◆ **GIVEN EXERCISE**:
Pick out all lines in the listing holding the string "that" and copy them.

◆ **SOURCE MATERIAL**:
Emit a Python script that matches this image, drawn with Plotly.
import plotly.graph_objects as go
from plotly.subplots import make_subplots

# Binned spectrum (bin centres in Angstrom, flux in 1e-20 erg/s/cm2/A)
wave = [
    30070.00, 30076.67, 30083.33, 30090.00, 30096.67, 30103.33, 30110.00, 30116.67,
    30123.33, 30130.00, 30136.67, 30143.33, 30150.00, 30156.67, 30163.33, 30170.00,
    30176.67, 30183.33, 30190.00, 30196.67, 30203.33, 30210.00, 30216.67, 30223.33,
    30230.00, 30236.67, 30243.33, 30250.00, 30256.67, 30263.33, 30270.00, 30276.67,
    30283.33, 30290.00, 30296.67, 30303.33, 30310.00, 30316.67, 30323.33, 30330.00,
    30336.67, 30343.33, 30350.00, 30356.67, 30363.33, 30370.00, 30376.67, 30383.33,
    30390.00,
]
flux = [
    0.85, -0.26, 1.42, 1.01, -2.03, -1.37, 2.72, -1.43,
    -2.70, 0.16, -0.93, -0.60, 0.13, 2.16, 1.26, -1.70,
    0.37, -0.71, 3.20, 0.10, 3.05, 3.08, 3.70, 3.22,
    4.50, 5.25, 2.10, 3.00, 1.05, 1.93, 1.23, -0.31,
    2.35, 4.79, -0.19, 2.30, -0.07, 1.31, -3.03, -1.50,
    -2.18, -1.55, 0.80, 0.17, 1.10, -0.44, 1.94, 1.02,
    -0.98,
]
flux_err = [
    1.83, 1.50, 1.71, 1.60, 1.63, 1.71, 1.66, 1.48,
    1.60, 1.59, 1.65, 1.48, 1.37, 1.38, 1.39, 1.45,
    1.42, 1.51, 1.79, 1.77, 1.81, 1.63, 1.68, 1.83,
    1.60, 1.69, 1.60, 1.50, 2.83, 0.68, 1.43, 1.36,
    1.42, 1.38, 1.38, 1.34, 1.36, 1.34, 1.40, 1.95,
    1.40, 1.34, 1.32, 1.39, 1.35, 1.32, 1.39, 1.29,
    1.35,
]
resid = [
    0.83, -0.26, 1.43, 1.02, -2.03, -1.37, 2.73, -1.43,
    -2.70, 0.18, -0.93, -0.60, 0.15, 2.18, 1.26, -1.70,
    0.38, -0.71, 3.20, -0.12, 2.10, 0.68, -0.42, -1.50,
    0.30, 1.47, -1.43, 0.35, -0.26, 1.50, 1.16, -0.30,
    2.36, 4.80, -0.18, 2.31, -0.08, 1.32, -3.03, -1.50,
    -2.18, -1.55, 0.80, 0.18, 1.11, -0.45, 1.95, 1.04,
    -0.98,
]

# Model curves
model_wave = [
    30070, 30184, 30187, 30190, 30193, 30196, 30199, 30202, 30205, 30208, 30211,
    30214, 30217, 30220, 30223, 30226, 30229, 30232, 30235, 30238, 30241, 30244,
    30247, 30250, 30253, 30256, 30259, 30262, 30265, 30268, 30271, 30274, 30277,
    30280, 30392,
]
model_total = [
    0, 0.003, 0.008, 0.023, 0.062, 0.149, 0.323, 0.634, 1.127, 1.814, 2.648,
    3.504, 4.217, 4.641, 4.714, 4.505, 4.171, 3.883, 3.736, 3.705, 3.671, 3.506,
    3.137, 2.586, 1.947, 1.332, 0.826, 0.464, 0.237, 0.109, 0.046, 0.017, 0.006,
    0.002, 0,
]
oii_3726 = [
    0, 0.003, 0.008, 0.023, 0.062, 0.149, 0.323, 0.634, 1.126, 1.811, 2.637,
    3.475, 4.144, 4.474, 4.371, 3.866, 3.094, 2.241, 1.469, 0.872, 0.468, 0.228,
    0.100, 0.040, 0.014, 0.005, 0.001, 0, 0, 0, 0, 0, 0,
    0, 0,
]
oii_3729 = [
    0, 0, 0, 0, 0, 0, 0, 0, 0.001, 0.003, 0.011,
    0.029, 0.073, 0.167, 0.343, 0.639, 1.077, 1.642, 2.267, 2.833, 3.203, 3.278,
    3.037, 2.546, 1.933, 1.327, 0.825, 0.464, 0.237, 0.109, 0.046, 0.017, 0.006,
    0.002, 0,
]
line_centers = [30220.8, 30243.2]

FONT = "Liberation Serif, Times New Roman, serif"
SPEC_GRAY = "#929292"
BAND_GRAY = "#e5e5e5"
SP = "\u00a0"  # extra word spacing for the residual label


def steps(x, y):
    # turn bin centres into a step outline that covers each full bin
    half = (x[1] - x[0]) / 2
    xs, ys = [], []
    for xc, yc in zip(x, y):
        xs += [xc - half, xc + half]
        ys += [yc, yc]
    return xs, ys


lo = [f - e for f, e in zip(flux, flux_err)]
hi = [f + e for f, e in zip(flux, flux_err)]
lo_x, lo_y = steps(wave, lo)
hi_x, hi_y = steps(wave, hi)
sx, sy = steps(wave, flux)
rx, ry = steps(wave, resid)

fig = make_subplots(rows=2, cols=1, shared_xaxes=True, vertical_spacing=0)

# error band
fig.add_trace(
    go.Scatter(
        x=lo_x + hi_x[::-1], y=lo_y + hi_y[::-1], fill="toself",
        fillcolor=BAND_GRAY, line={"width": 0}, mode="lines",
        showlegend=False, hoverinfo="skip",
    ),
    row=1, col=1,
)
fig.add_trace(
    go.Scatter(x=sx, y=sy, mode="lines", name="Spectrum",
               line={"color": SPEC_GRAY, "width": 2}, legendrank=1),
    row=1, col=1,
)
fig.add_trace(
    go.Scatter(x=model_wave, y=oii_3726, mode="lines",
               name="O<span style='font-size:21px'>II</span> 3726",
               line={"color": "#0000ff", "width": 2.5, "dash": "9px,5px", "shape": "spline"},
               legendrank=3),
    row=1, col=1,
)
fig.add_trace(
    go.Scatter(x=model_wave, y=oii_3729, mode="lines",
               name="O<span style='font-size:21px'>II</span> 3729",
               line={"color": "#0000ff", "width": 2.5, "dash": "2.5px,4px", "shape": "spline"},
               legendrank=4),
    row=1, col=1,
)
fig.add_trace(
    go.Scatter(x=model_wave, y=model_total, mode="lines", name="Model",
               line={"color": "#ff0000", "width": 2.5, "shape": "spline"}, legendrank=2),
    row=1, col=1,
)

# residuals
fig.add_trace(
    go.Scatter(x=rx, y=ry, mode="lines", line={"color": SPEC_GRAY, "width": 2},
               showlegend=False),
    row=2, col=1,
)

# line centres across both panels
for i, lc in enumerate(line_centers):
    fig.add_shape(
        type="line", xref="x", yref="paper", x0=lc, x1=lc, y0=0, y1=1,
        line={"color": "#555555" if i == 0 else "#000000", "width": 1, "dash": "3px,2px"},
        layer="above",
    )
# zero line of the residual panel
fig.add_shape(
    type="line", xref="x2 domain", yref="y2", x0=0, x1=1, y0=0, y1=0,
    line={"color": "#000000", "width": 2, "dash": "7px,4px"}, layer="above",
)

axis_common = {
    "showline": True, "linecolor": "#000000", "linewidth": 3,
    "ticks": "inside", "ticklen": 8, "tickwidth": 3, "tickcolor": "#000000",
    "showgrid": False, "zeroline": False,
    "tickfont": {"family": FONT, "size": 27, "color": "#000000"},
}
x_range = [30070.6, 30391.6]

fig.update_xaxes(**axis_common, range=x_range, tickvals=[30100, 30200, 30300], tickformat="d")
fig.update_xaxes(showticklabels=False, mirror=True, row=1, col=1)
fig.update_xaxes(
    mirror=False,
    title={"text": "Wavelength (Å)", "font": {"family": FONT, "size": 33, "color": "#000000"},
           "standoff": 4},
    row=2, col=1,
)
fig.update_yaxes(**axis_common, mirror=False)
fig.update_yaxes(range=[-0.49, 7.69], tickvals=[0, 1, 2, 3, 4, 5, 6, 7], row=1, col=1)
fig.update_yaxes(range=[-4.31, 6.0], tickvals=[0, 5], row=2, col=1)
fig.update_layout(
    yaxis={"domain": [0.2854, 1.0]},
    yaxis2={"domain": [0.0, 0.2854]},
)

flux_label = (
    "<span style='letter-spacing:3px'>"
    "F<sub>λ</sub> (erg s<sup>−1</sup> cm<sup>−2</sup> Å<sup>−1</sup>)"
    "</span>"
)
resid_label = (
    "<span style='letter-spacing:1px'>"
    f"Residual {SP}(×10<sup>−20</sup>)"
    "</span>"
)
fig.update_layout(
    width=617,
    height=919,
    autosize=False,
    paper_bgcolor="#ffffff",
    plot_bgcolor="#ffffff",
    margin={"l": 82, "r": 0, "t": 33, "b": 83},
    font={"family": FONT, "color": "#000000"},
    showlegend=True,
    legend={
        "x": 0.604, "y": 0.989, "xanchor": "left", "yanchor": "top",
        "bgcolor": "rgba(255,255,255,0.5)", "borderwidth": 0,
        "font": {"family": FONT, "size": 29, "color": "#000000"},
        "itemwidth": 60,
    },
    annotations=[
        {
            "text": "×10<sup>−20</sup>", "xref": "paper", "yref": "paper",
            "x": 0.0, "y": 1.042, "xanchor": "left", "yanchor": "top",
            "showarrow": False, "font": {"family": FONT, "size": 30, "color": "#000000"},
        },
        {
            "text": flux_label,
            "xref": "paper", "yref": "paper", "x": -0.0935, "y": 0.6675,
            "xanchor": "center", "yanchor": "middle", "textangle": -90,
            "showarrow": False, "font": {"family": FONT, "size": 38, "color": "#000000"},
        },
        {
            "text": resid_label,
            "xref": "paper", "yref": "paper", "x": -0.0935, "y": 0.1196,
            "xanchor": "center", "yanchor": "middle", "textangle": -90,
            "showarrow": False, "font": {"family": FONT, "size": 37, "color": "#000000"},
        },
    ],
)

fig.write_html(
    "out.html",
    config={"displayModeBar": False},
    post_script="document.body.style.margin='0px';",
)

◆ **FINAL RESULT**:
Emit a Python script that matches this image, drawn with Plotly.
    # turn bin centres into a step outline that covers each full bin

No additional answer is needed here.